Three days later, at 10:15, 4 April 2004, I am at anchor in Tank Bay, English Harbour, Antigua. Sylph has covered 5,663 miles, at an average of 131 miles per day (5.5 knots).

Crowded anchorages, like cities, are lonely places, everyone pretty much keeps to themselves, so I am trying to keep busy. I have wanted to try some diving out for a long time so seeing as the water temperature is just about perfect I signed up for an open water course which I finished a couple of days ago. This was fantastic, especially after I got my weight and buoyancy sorted, just brilliant. So I think this may influence my path home. I am told the British Virgin Islands have great diving.

I have found a nice watering hole frequented by ex-pats, mainly English, Scottish and Kiwi, pretty down to earth people who are easy to get on with and know the islands well.

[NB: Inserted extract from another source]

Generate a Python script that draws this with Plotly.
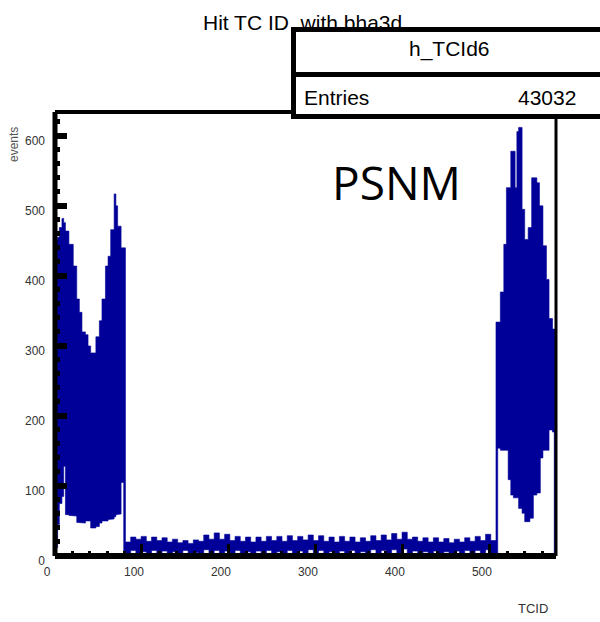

I am going to see the second day of the English v West Indies test tomorrow. I am not into the cricket that much but I know John would think me a complete heathen if I didn’t take the opportunity of seeing a test match in the West Indies. I’ll take an Australian Flag, should be the only one, so look out for me in the ‘double decker’ stand.

I haven’t really sorted out a plan from here yet but will do so soon. I am not going to bust a boiler and I figure that while I’m out here I may as well enjoy it as much as possible but for now my goal is to get back to Australia as soon as possible.